• **TASK DETAILS**: Retype the whole listing verbatim and keep the pictures out of it.

###

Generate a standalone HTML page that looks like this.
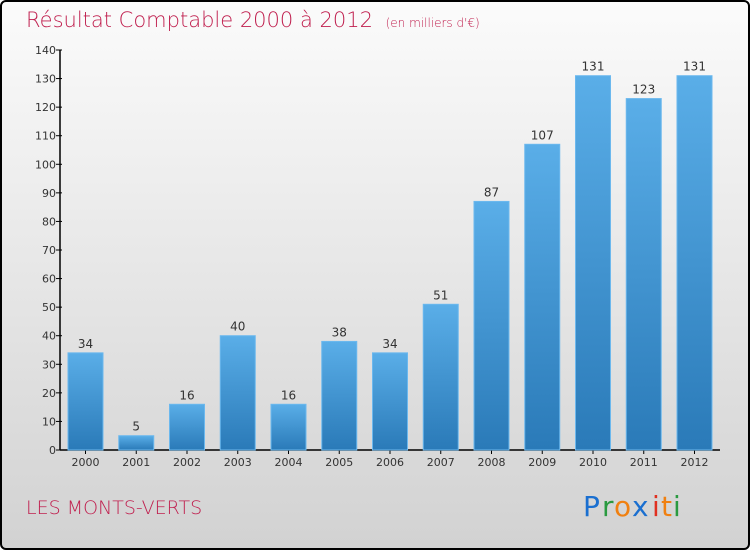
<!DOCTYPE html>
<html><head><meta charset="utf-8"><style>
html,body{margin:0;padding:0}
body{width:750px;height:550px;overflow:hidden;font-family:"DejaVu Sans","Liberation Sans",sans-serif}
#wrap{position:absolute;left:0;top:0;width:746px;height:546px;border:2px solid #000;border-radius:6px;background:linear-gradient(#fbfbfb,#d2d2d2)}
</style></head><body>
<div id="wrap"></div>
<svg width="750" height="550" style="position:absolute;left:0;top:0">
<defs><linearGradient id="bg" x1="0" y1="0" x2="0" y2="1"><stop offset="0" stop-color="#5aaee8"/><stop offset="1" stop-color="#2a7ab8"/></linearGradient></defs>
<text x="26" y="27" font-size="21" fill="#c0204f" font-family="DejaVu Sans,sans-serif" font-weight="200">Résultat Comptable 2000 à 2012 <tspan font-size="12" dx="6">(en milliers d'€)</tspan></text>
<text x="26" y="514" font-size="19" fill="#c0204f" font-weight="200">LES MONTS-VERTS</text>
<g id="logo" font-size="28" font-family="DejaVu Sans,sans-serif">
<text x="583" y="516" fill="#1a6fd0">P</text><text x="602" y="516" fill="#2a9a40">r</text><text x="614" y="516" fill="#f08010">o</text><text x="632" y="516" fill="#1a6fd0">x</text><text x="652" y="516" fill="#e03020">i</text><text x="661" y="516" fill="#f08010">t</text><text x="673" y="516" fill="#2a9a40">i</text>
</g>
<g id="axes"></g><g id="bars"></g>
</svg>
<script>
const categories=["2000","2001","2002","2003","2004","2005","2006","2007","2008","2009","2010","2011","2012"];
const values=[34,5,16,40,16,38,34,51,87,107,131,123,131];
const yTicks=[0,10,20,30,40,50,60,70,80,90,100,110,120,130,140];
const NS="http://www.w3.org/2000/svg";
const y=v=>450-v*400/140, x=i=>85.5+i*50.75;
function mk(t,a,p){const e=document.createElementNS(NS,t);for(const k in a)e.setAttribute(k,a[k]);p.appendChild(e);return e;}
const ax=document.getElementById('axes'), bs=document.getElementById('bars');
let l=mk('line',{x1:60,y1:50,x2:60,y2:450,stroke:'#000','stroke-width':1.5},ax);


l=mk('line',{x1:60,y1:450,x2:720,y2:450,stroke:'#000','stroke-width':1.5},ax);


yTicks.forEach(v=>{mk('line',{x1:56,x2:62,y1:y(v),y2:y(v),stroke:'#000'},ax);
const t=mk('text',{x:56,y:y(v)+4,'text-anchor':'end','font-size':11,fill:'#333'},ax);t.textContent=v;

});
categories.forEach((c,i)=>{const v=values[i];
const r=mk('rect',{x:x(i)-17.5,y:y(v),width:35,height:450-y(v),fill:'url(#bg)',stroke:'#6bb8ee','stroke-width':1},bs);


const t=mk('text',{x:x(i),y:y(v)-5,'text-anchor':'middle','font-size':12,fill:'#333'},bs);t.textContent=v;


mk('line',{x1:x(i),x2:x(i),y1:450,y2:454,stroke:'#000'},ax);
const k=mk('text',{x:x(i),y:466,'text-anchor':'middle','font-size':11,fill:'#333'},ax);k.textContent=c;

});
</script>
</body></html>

###

• **RESULT FOR THIS EXERCISE**:
Generate a standalone HTML page that looks like this.
<!DOCTYPE html>
<html><head><meta charset="utf-8"><style>
html,body{margin:0;padding:0}
body{width:750px;height:550px;overflow:hidden;font-family:"DejaVu Sans","Liberation Sans",sans-serif}
#wrap{position:absolute;left:0;top:0;width:746px;height:546px;border:2px solid #000;border-radius:6px;background:linear-gradient(#fbfbfb,#d2d2d2)}
</style></head><body>
<div id="wrap"></div>
<svg width="750" height="550" style="position:absolute;left:0;top:0">
<defs><linearGradient id="bg" x1="0" y1="0" x2="0" y2="1"><stop offset="0" stop-color="#5aaee8"/><stop offset="1" stop-color="#2a7ab8"/></linearGradient></defs>
<text x="26" y="27" font-size="21" fill="#c0204f" font-family="DejaVu Sans,sans-serif" font-weight="200">Résultat Comptable 2000 à 2012 <tspan font-size="12" dx="6">(en milliers d'€)</tspan></text>
<text x="26" y="514" font-size="19" fill="#c0204f" font-weight="200">LES MONTS-VERTS</text>
<g id="logo" font-size="28" font-family="DejaVu Sans,sans-serif">
<text x="583" y="516" fill="#1a6fd0">P</text><text x="602" y="516" fill="#2a9a40">r</text><text x="614" y="516" fill="#f08010">o</text><text x="632" y="516" fill="#1a6fd0">x</text><text x="652" y="516" fill="#e03020">i</text><text x="661" y="516" fill="#f08010">t</text><text x="673" y="516" fill="#2a9a40">i</text>
</g>
<g id="axes"></g><g id="bars"></g>
</svg>
<script>
const categories=["2000","2001","2002","2003","2004","2005","2006","2007","2008","2009","2010","2011","2012"];
const values=[34,5,16,40,16,38,34,51,87,107,131,123,131];
const yTicks=[0,10,20,30,40,50,60,70,80,90,100,110,120,130,140];
const NS="http://www.w3.org/2000/svg";
const y=v=>450-v*400/140, x=i=>85.5+i*50.75;
function mk(t,a,p){const e=document.createElementNS(NS,t);for(const k in a)e.setAttribute(k,a[k]);p.appendChild(e);return e;}
const ax=document.getElementById('axes'), bs=document.getElementById('bars');
let l=mk('line',{x1:60,y1:50,x2:60,y2:450,stroke:'#000','stroke-width':1.5},ax);


l=mk('line',{x1:60,y1:450,x2:720,y2:450,stroke:'#000','stroke-width':1.5},ax);


yTicks.forEach(v=>{mk('line',{x1:56,x2:62,y1:y(v),y2:y(v),stroke:'#000'},ax);
const t=mk('text',{x:56,y:y(v)+4,'text-anchor':'end','font-size':11,fill:'#333'},ax);t.textContent=v;

});
categories.forEach((c,i)=>{const v=values[i];
const r=mk('rect',{x:x(i)-17.5,y:y(v),width:35,height:450-y(v),fill:'url(#bg)',stroke:'#6bb8ee','stroke-width':1},bs);


const t=mk('text',{x:x(i),y:y(v)-5,'text-anchor':'middle','font-size':12,fill:'#333'},bs);t.textContent=v;


mk('line',{x1:x(i),x2:x(i),y1:450,y2:454,stroke:'#000'},ax);
const k=mk('text',{x:x(i),y:466,'text-anchor':'middle','font-size':11,fill:'#333'},ax);k.textContent=c;

});
</script>
</body></html>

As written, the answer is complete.